Reputation: 12418
I noticed by accident that Python's primitive math operators support commas in both numeric arguments. A tuple is returned. What is it doing and why is this syntax supported?
Here are a few examples:
>>> 2,10,2 / 2
(2, 10, 1)
>>> 2,10,2 * 2
(2, 10, 4)
>>> 2,10,2 % 2,3
(2, 10, 0, 3)
Upvotes: 2
Views: 1214
Reputation: 302
You are just defining a tuple, it's not that math operators supports commas. What python is doing there, is assuming you are doing a tuple (because of the commas), so it evaluate each value between the comas, and then store it to the tuple. Not a thing about primitive math operator, it's just how python interprets commas.

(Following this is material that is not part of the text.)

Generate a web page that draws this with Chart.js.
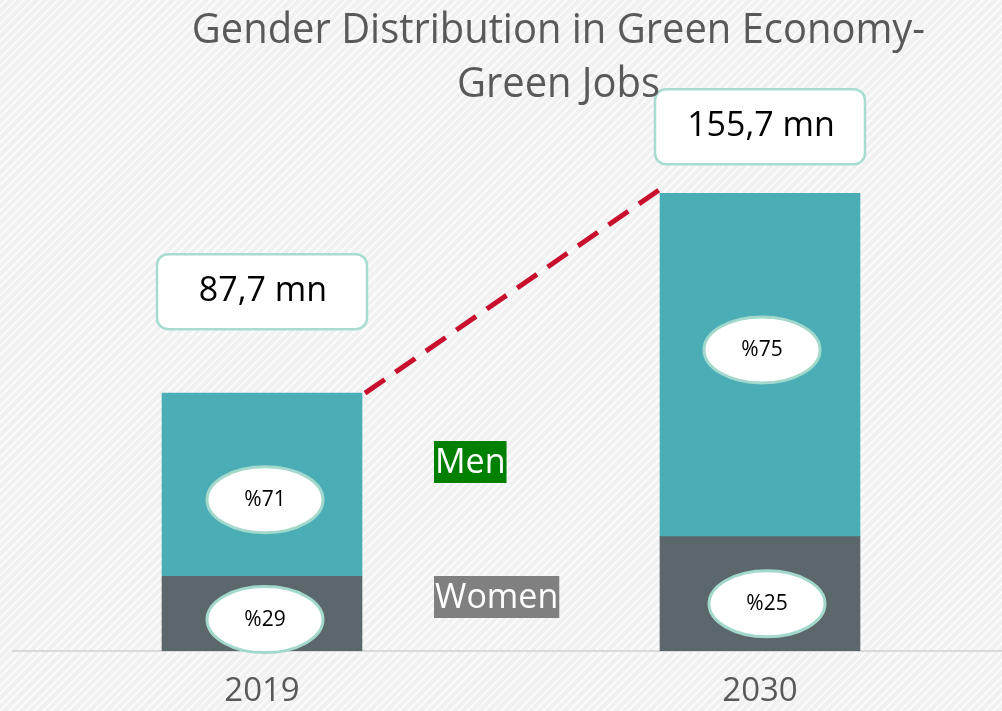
<!DOCTYPE html>
<html lang="en">
<head>
<meta charset="UTF-8">
<title>Gender Distribution in Green Economy-Green Jobs</title>
<script src="https://cdn.jsdelivr.net/npm/chart.js"></script>
<style>
  body { margin: 0; width: 1002px; height: 711px; overflow: hidden; font-family: 'Open Sans', sans-serif;
    background-color: #f1f1f1;
    background-image: repeating-linear-gradient(135deg, #f1f1f1 0px, #f1f1f1 4px, #fbfbfb 4px, #fbfbfb 6px); }
  .title { position: absolute; left: 0; top: 0; width: 1117px; text-align: center; font-size: 42px; line-height: 54px; color: #595959; z-index: 1;
    transform: scaleX(0.95); transform-origin: 558px 0; }
  .chart-box { position: absolute; left: 0; top: 0; width: 1010px; height: 711px; }
</style>
</head>
<body>
<div class="title">Gender Distribution in Green Economy-<br>Green Jobs</div>
<div class="chart-box"><canvas id="chart"></canvas></div>

<script>
const years = ["2019", "2030"];
const totals = [87.7, 155.7];          // million green jobs
const menShare = [71, 75];             // %
const womenShare = [29, 25];           // %
const totalLabels = ["87,7 mn", "155,7 mn"];

const menValues = totals.map((t, i) => t * menShare[i] / 100);
const womenValues = totals.map((t, i) => t * womenShare[i] / 100);

// overlay: dashed growth line, total boxes, share ellipses, side labels
const overlayPlugin = {
  id: 'overlay',
  afterDatasetsDraw(chart) {
    const ctx = chart.ctx;
    const women = chart.getDatasetMeta(0).data;
    const men = chart.getDatasetMeta(1).data;

    // dashed red line from 2019 top to 2030 top
    const a = men[0], b = men[1];
    ctx.save();
    ctx.strokeStyle = '#C8102E';
    ctx.lineWidth = 5;
    ctx.setLineDash([24, 13]);
    ctx.beginPath();
    ctx.moveTo(a.x + a.width / 2 + 3, a.y);
    ctx.lineTo(b.x - b.width / 2 + 3, b.y - 6);
    ctx.stroke();
    ctx.restore();

    // total boxes above the bars
    const boxLift = [102, 67];
    men.forEach((bar, i) => {
      const cx = bar.x, cy = bar.y - boxLift[i];
      ctx.save();
      ctx.fillStyle = '#ffffff';
      ctx.strokeStyle = '#A8DCD0';
      ctx.lineWidth = 2.5;
      ctx.beginPath();
      ctx.roundRect(cx - 105, cy - 37, 210, 75, 11);
      ctx.fill();
      ctx.stroke();
      ctx.fillStyle = '#000000';
      ctx.font = '34px "Open Sans"';
      ctx.textAlign = 'center';
      ctx.textBaseline = 'middle';
      ctx.fillText(totalLabels[i], cx + 1, cy);
      ctx.restore();
    });

    // share ellipses
    function ellipse(x, y, text) {
      ctx.save();
      ctx.fillStyle = '#ffffff';
      ctx.strokeStyle = '#A3D9CC';
      ctx.lineWidth = 3;
      ctx.beginPath();
      ctx.ellipse(x, y, 58, 33, 0, 0, Math.PI * 2);
      ctx.fill();
      ctx.stroke();
      ctx.fillStyle = '#000000';
      ctx.font = '21px "Open Sans"';
      ctx.textAlign = 'center';
      ctx.textBaseline = 'middle';
      ctx.fillText(text, x, y);
      ctx.restore();
    }
    const menShift = [[3, 15], [2, -15]];
    const womenShift = [[3, 6], [7, 10]];
    men.forEach((bar, i) => {
      ellipse(bar.x + menShift[i][0], (bar.y + bar.base) / 2 + menShift[i][1], '%' + menShare[i]);
    });
    women.forEach((bar, i) => {
      ellipse(bar.x + womenShift[i][0], (bar.y + bar.base) / 2 + womenShift[i][1], '%' + womenShare[i]);
    });

    // series labels
    function tag(text, bg, x, y) {
      ctx.save();
      ctx.font = '34px "Open Sans"';
      const w = ctx.measureText(text).width;
      ctx.fillStyle = bg;
      ctx.fillRect(x, y - 21, w + 2, 42);
      ctx.fillStyle = '#ffffff';
      ctx.textBaseline = 'middle';
      ctx.fillText(text, x + 1, y + 1);
      ctx.restore();
    }
    tag('Men', '#008000', 434, 462);
    tag('Women', '#808080', 434, 597);
  }
};

new Chart(document.getElementById('chart'), {
  type: 'bar',
  data: {
    labels: years,
    datasets: [
      { label: 'Women', data: womenValues, backgroundColor: '#5B676B', barThickness: 200 },
      { label: 'Men', data: menValues, backgroundColor: '#4BADB5', barThickness: 200 }
    ]
  },
  options: {
    responsive: true,
    maintainAspectRatio: false,
    animation: false,
    layout: { padding: { top: 63, left: 13, right: 1, bottom: 0 } },
    plugins: { legend: { display: false }, tooltip: { enabled: false }, title: { display: false } },
    scales: {
      x: {
        stacked: true,
        grid: { display: false },
        border: { color: '#d9d9d9', width: 2 },
        ticks: { color: '#595959', font: { family: 'Open Sans', size: 33 }, padding: 13 },
        afterFit(scale) { scale.height = 60; }
      },
      y: { stacked: true, display: false, min: 0, max: 200 }
    }
  },
  plugins: [overlayPlugin]
});
</script>
</body>
</html>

You could do 1,"a","a"+"b",2+5
, and that would give you the tuple (1, "a", "ab", 7)
.
An easy and simplist way of giving an answer is: If python finds a comma in your code, it assumes you put it there for separating data. Then, if he finds 1, 1+1
, you are giving two data, a number one, and an expresion 1+1. Python evaluates the expresion and says "Oh, its 2". Then, he returns you the (1,2)
tuple.
Im not an expert at python compiler, so don't rely 100% on my answer, but I'm quite sure that's the reason.
Upvotes: 0
Reputation: 146
You are actually using a tuple (which is why the output is surrounded by the parenthesis.) The math is only happening on one element of the tuple.
https://docs.python.org/3/tutorial/datastructures.html#tuples-and-sequences
Upvotes: 1
Reputation: 77837
This is especially visible in interactive mode. Python semantics turn a comma-separated sequence into a tuple. This underlies the "tuple unpacking" you know from function returns, such as
value, status = my_func(args)
If you write
a, b, c = 1, 2, 3
You get the corresponding assignments just as if you'd put (1, 2, 3)
on the RHS. Similarly,
a = 1, 2, 3
Gets you an a
value of the entire tuple, (1, 2, 3)
.
Note that you need an all-or-none approach: one variable on the LHS, or exactly the correct quantity for the tuple length.
Upvotes: 0
Reputation: 42007
In 2,10,2 / 2
, the operation performed actually is:
2, 10, (2 / 2)
Hence you get the (2, 10, 1)
as output.
In Python, tuples are actually a collection of values separated by commas, the surrounding parentheses are to avoid ambiguity.